The government is accelerating near-to-market low-carbon technology innovations and the aligned £385 million Advanced Nuclear Fund which is developing the next generation of small and advanced modular reactor technologies.
As Chancellor Rishi Sunak pushed the 'Building back greener' drive on the eve of UN COP26, the UK also pledged:
- £6.1 billion to back the Transport Decarbonisation Plan, boosting the number of zero emission vehicles, helping to develop greener planes and ships, and encouraging more trips by bus, bicycle and foot.
- Up to £1.7 billion of direct government funding to enable a large-scale nuclear project to reach a final investment decision this parliament, subject to value for money and approvals. The government is in active negotiations with EDF over the Sizewell C project.

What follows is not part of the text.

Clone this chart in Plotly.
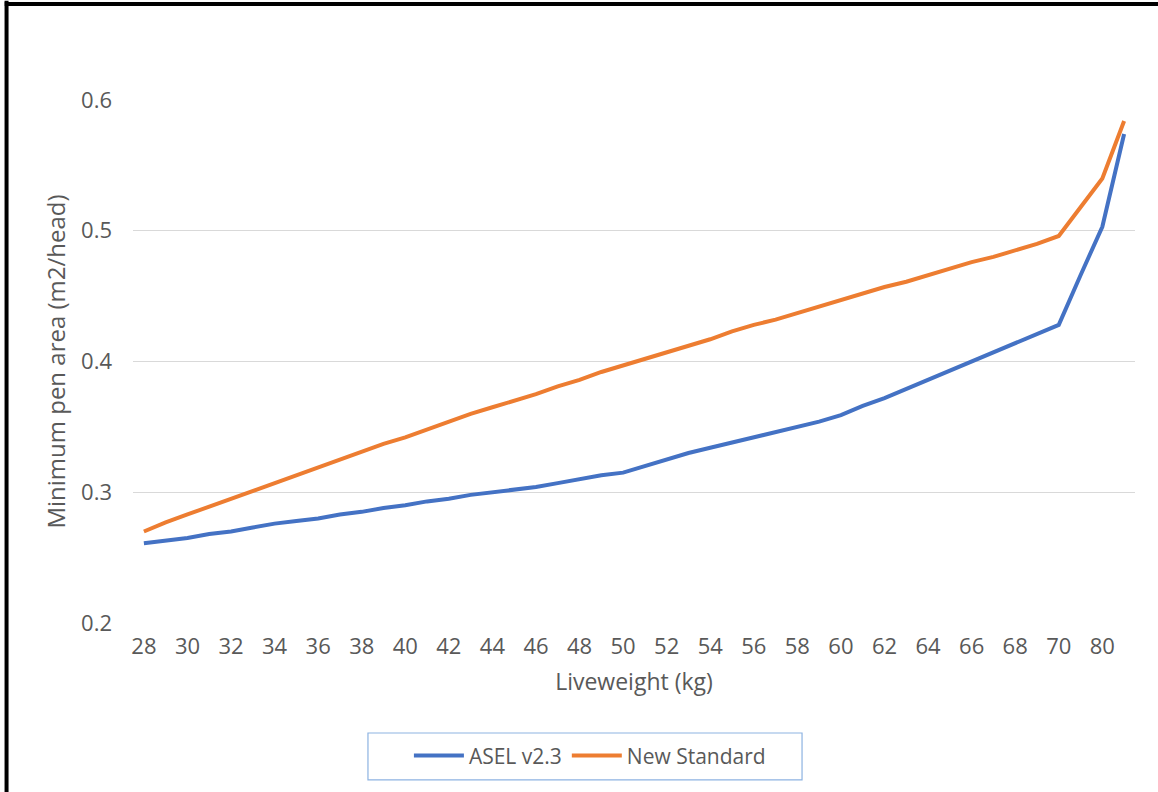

- £380 million for world-leading offshore wind sector, boosting jobs and investment across the UK including offshore wind ports in Teesside and the Humber
- £120 million for a new Future Nuclear Enabling Fund to support nuclear projects across the UK, with a number of potential sites including the Wylfa in Anglesey, North Wales.
- A further £8 million was allocated to Project Gigabit to deliver full fibre broadband to 3,600 premises in Scotland, covering Aberdeenshire, Angus, Highland, Moray and Perth and Kinross.
Moreover it committed £3.9 billion to decarbonise buildings, including £1.8 billion to support tens of thousands of low-income households to make the transition to net zero while reducing their energy bills.
A further £625 million for the Nature for Climate Fund, ensuring total spend of more than £750 million by 2024-25 will help meet our commitment to plant at least 7,500 hectares of trees every year in England by 2025 and restore 35,000 hectares of peatland during this Parliament.
Jon Slowe, Director at Delta-EE, said the Budget has shown a shortage of commitments that will bring the UK’s energy policy in line with its ambitious sustainability targets. "With the current energy price crisis hitting consumers hard, no commitments were made to improving the energy efficiency of UK homes. By failing to invest in energy efficiency, the government has missed an opportunity to support an effective, sustainable and long-term approach to dealing with the energy crisis.”
From April 1 2022 the National Living Wage will increase by 6.6% to £9.50 an hour.
The government also pledged to increase apprenticeship funding in England to £2.7 billion in 2024-25 and continue to invest over £900 million for each year of this Spending Review across the UK on work coaches to ensure Universal Credit claimants receive the best support to find employment.